Structural determination utilizing isotopes is often performed using two analytical techniques: nuclear magnetic resonance spectroscopy (NMR) and mass spectrometry (MS).
Nuclear Magnetic Resonance Spectroscopy
NMR analysis is isotope-dependent, and it often relies on trace isotopes of a molecule for detection. For example, the most abundant isotope of carbon, C-12, is invisible to NMR, whereas the minor isotope C-13 is NMR active, but only comprises 1.1 percent of a given sample of carbon. By replacing C-12 in a molecule with C-13, NMR analysis of that position is greatly enhanced. Similarly, H-1 is an NMR active nucleus, whereas H-2 is NMR invisible, so it is possible to determine where a specific hydrogen atom is by replacing it with H-2 and watching for the disappearance of the corresponding signal.
Mass Spectrometry
Mass spectrometry is a technique for determining the molecular weight of an ionized molecule and fragments of the molecule that appear when the molecule is ionized. The addition of an isotope will change the observed mass of the parent ion—the molecule that is ionized and does not fragment. Adding an isotope will also change the observed mass of any fragment which contains the isotope. If a fragment does not contain the isotope, then its mass will not be changed. This can reveal information about the position of an isotope in a molecule.
Isotopic Labeling
Isotopic labeling is used to track the passage of an isotope through a reaction, metabolic pathway, or cell. This leads to information about not only the identity of the reaction product, but also provides information about the mechanism of the reaction or biochemical pathway. This method is commonly used in organic chemistry and biochemistry. The reactant is 'labeled' by replacing specific atoms with their isotope. The reaction is allowed to occur and the position of the isotopes in the products is measured; this shows the sequence that the isotopic atom followed during the reaction.
Isotopic labeling
A carbon-13 labeled precursor was used to track the position of an atom through a reaction.

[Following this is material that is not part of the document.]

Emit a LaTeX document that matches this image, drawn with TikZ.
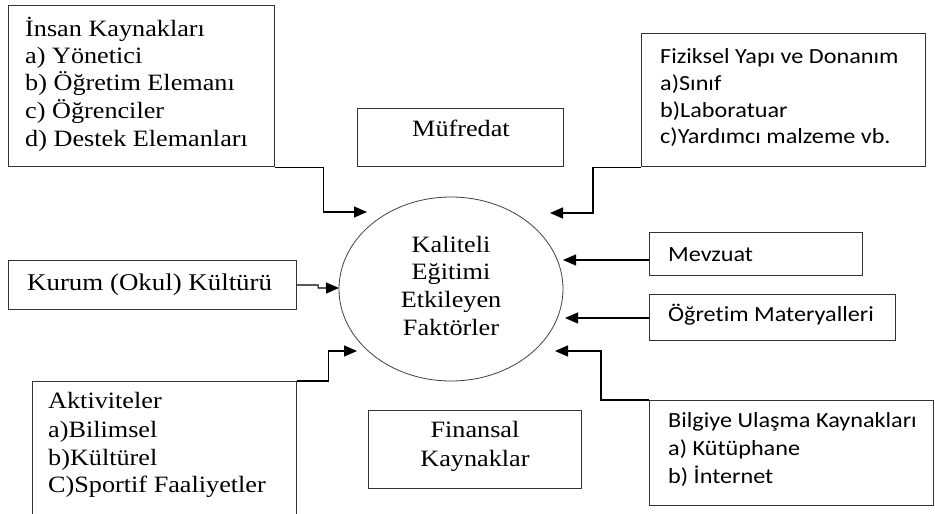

In isotopic labeling, there are multiple ways to detect the presence of labeling isotopes: mass, vibrational mode, or radioactive decay. Mass spectrometry and nuclear magnetic resonance detect the difference in an isotope's mass, while infrared spectroscopy detects the difference in the isotope's vibrational modes. The radioactive decay can be detected through an ionization chamber or autoradiographs of gels.
An isotopic tracer is used in chemistry and biochemistry to help understand chemical reactions and interactions. In this technique, one or more atoms of a molecule are substituted for a different isotope of the same chemical element. Since the labeled atom—the isotope—has the same number of protons and electrons, it will behave in almost exactly the same way as its unlabeled counterpart. It will not interfere with the reaction being studied. The difference in the number of neutrons, however, means that it can be detected separately from the other atoms of the same element.
Nuclear magnetic resonance and mass spectrometry are used to investigate the mechanisms of chemical reactions. NMR and MS detect isotopic differences; detecting these differences allows information about the position atoms in a product's structure to be determined. With information about the position of isotopic atoms in products, the reaction pathway can also be determined.